**WHAT YOU NEED TO DO:**
Quote from the first line below through the line that contains "const seriesNames = ['high-sodium", both included, and leave the pictures out.

**COLLECTED DATA:**
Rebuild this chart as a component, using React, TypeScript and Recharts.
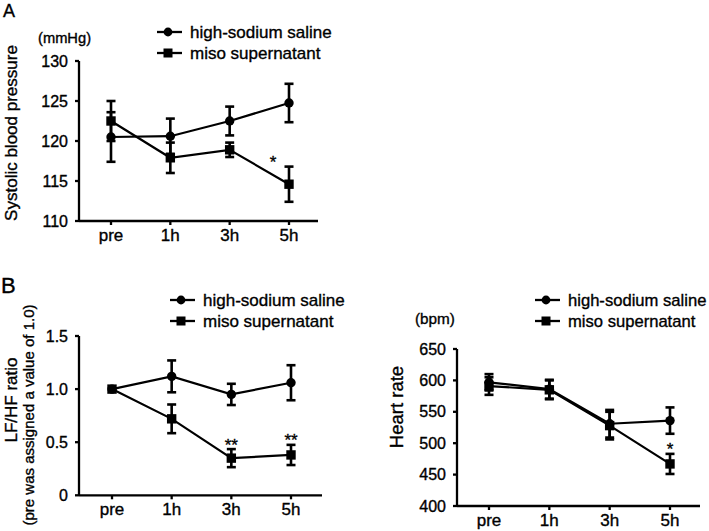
import React from 'react';
import { LineChart, Line, XAxis, YAxis, ErrorBar, Legend, ReferenceDot } from 'recharts';

const FONT = '"Liberation Sans", Arial, Helvetica, sans-serif';
const TEXT_STROKE = 0.35;

// ---------- data ----------
const categories = ['pre', '1h', '3h', '5h'];
const seriesNames = ['high-sodium saline', 'miso supernatant'];

// Panel A: systolic blood pressure (mmHg)
const sbpSaline = [120.5, 120.6, 122.5, 124.75];
const sbpSalineErr = [3.1, 2.2, 1.8, 2.4];
const sbpMiso = [122.5, 117.9, 118.9, 114.6];
const sbpMisoErr = [2.5, 1.9, 0.9, 2.2];
const sbpSig = ['', '', '', '*'];
const sbpTicks = [110, 115, 120, 125, 130];

// Panel B left: LF/HF ratio
const lfhfSaline = [1.0, 1.12, 0.95, 1.06];
const lfhfSalineErr = [0, 0.15, 0.1, 0.165];
const lfhfMiso = [1.0, 0.72, 0.35, 0.38];
const lfhfMisoErr = [0, 0.135, 0.085, 0.095];
const lfhfSig = ['', '', '**', '**'];
const lfhfTicks = [0, 0.5, 1.0, 1.5];
const lfhfTickLabels = ['0', '0.5', '1.0', '1.5'];

// Panel B right: heart rate (bpm)
const hrSaline = [597, 586, 531, 536];
const hrSalineErr = [13, 15, 22, 21];
const hrMiso = [591, 585, 528, 467];
const hrMisoErr = [14, 15, 22, 16];
const hrSig = ['', '', '', '*'];
const hrTicks = [400, 450, 500, 550, 600, 650];

const buildRows = (s: number[], se: number[], m: number[], me: number[]) =>
  categories.map((c, i) => ({ cat: c, saline: s[i], salineErr: se[i], miso: m[i], misoErr: me[i] }));

// ---------- markers ----------
const CircleDot = (props: any) => {
  const { cx, cy, index } = props;
  if (cx == null || cy == null) return <g key={`c-${index}`} />;
  return <circle key={`c-${index}`} cx={cx} cy={cy} r={4.7} fill="#000" stroke="none" />;
};
const SquareDot = (props: any) => {
  const { cx, cy, index } = props;
  if (cx == null || cy == null) return <g key={`s-${index}`} />;
  return <rect key={`s-${index}`} x={cx - 4.7} y={cy - 4.7} width={9.4} height={9.4} fill="#000" stroke="none" />;
};

const LegendBox = ({ fontSize }: { fontSize: number }) => (
  <div
    style={{
      fontFamily: FONT,
      fontSize,
      color: '#000',
      lineHeight: '21px',
      whiteSpace: 'nowrap',
      WebkitTextStroke: `${TEXT_STROKE}px #000`,
    }}
  >
    {seriesNames.map((name, i) => (
      <div key={name} style={{ display: 'flex', alignItems: 'center', height: 21 }}>
        <svg width={26} height={12} style={{ display: 'block' }}>
          <line x1={0} y1={6} x2={25} y2={6} stroke="#000" strokeWidth={2.3} />
          {i === 0 ? (
            <circle cx={11} cy={6} r={4.4} fill="#000" />
          ) : (
            <rect x={6.5} y={1.5} width={9} height={9} fill="#000" />
          )}
        </svg>
        <span style={{ marginLeft: 7 }}>{name}</span>
      </div>
    ))}
  </div>
);

type PanelProps = {
  left: number;
  top: number;
  width: number;
  height: number;
  margin: { top: number; right: number; bottom: number; left: number };
  yWidth: number;
  domain: [number, number];
  ticks: number[];
  tickFormatter?: (v: number) => string;
  padding: { left: number; right: number };
  rows: any[];
  sig: string[];
  sigVals: number[];
  starDx: number;
  legendPos: { left: number; top: number };
  legendFont: number;
  labels: React.ReactNode;
};

const Panel = (p: PanelProps) => {
  const axisStyle = { stroke: '#000', strokeWidth: 2.3 };
  const tickStyle = { fill: '#000', fontSize: 16, fontFamily: FONT, stroke: '#000', strokeWidth: TEXT_STROKE };
  return (
    <div style={{ position: 'absolute', left: p.left, top: p.top }}>
      <LineChart width={p.width} height={p.height} data={p.rows} margin={p.margin}>
        <XAxis
          dataKey="cat"
          type="category"
          padding={p.padding}
          axisLine={axisStyle}
          tickLine={axisStyle}
          tickSize={4}
          tickMargin={4}
          tick={{ ...tickStyle, fontSize: 17 }}
          height={25}
          interval={0}
        />
        <YAxis
          type="number"
          domain={p.domain}
          ticks={p.ticks}
          interval={0}
          allowDataOverflow
          width={p.yWidth}
          axisLine={axisStyle}
          tickLine={axisStyle}
          tickSize={4}
          tickMargin={7}
          tick={tickStyle}
          tickFormatter={p.tickFormatter}
          label={() => <g>{p.labels}</g>}
        />
        <Legend
          layout="vertical"
          align="center"
          verticalAlign="middle"
          content={() => <LegendBox fontSize={p.legendFont} />}
          wrapperStyle={{ left: p.legendPos.left, top: p.legendPos.top, width: 'auto', height: 'auto' }}
        />
        <Line
          dataKey="saline"
          name={seriesNames[0]}
          stroke="#000"
          strokeWidth={2.2}
          dot={CircleDot}
          activeDot={false}
          isAnimationActive={false}
        >
          <ErrorBar dataKey="salineErr" width={4.5} strokeWidth={2.6} stroke="#000" direction="y" />
        </Line>
        <Line
          dataKey="miso"
          name={seriesNames[1]}
          stroke="#000"
          strokeWidth={2.2}
          dot={SquareDot}
          activeDot={false}
          isAnimationActive={false}
        >
          <ErrorBar dataKey="misoErr" width={4.5} strokeWidth={2.6} stroke="#000" direction="y" />
        </Line>
        {p.sig.map((s, i) =>
          s ? (
            <ReferenceDot
              key={`sig-${i}`}
              x={categories[i]}
              y={p.sigVals[i]}
              r={0}
              fill="none"
              stroke="none"
              label={(lp: any) => {
                const vb = lp.viewBox || {};
                const x = (vb.x ?? 0) + (vb.width ?? 0) / 2;
                const y = (vb.y ?? 0) + (vb.height ?? 0) / 2;
                return (
                  <text
                    x={x + p.starDx}
                    y={y + 1.5}
                    textAnchor="middle"
                    fontSize={17}
                    fontFamily={FONT}
                    fill="#000"
                    stroke="#000"
                    strokeWidth={TEXT_STROKE}
                  >
                    {s}
                  </text>
                );
              }}
            />
          ) : null
        )}
      </LineChart>
    </div>
  );
};

export default function App() {
  const txt = { fontFamily: FONT, fill: '#000', stroke: '#000', strokeWidth: TEXT_STROKE } as const;
  return (
    <div style={{ position: 'absolute', left: 0, top: 0, width: 709, height: 531, background: '#fff', overflow: 'hidden' }}>
      <svg width={709} height={531} style={{ position: 'absolute', left: 0, top: 0 }}>
        <text x={3} y={17} fontSize={18} {...txt}>A</text>
        <text x={1} y={293} fontSize={22} {...txt}>B</text>
      </svg>
      <Panel
        left={0}
        top={0}
        width={330}
        height={250}
        margin={{ top: 61, right: 12, bottom: 4, left: 0 }}
        yWidth={79}
        domain={[110, 130]}
        ticks={sbpTicks}
        padding={{ left: 32, right: 29 }}
        rows={buildRows(sbpSaline, sbpSalineErr, sbpMiso, sbpMisoErr)}
        sig={sbpSig}
        sigVals={sbpMiso.map((v, i) => v + sbpMisoErr[i])}
        starDx={-16}
        legendPos={{ left: 157, top: 21.5 }}
        legendFont={17}
        labels={
          <>
            <text x={38} y={43} fontSize={14.7} {...txt}>(mmHg)</text>
            <text x={17} y={133} fontSize={17} textAnchor="middle" transform="rotate(-90 17 133)" {...txt}>
              Systolic blood pressure
            </text>
          </>
        }
      />
      <Panel
        left={0}
        top={250}
        width={335}
        height={281}
        margin={{ top: 86, right: 13, bottom: 10.7, left: 0 }}
        yWidth={79}
        domain={[0, 1.5]}
        ticks={lfhfTicks}
        tickFormatter={(v: number) => lfhfTickLabels[lfhfTicks.indexOf(v)] ?? String(v)}
        padding={{ left: 33, right: 31 }}
        rows={buildRows(lfhfSaline, lfhfSalineErr, lfhfMiso, lfhfMisoErr)}
        sig={lfhfSig}
        sigVals={lfhfMiso.map((v, i) => v + lfhfMisoErr[i])}
        starDx={0}
        legendPos={{ left: 170, top: 39.5 }}
        legendFont={17}
        labels={
          <>
            <text x={16.5} y={150} fontSize={17} textAnchor="middle" transform="rotate(-90 16.5 150)" {...txt}>
              LF/HF ratio
            </text>
            <text x={34} y={165} fontSize={15} textAnchor="middle" transform="rotate(-90 34 165)" {...txt}>
              (pre was assigned a value of 1.0)
            </text>
          </>
        }
      />
      <Panel
        left={380}
        top={250}
        width={329}
        height={281}
        margin={{ top: 99, right: 9, bottom: 0, left: 0 }}
        yWidth={77}
        domain={[400, 650]}
        ticks={hrTicks}
        padding={{ left: 32, right: 30 }}
        rows={buildRows(hrSaline, hrSalineErr, hrMiso, hrMisoErr)}
        sig={hrSig}
        sigVals={hrMiso.map((v, i) => v + hrMisoErr[i])}
        starDx={0}
        legendPos={{ left: 155, top: 39.5 }}
        legendFont={16.6}
        labels={
          <>
            <text x={35} y={74} fontSize={15.3} {...txt}>(bpm)</text>
            <text x={23} y={157} fontSize={18.5} textAnchor="middle" transform="rotate(-90 23 157)" {...txt}>
              Heart rate
            </text>
          </>
        }
      />
    </div>
  );
}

**FINISHED ANSWER:**
Rebuild this chart as a component, using React, TypeScript and Recharts.
import React from 'react';
import { LineChart, Line, XAxis, YAxis, ErrorBar, Legend, ReferenceDot } from 'recharts';

const FONT = '"Liberation Sans", Arial, Helvetica, sans-serif';
const TEXT_STROKE = 0.35;

// ---------- data ----------
const categories = ['pre', '1h', '3h', '5h'];
const seriesNames = ['high-sodium saline', 'miso supernatant'];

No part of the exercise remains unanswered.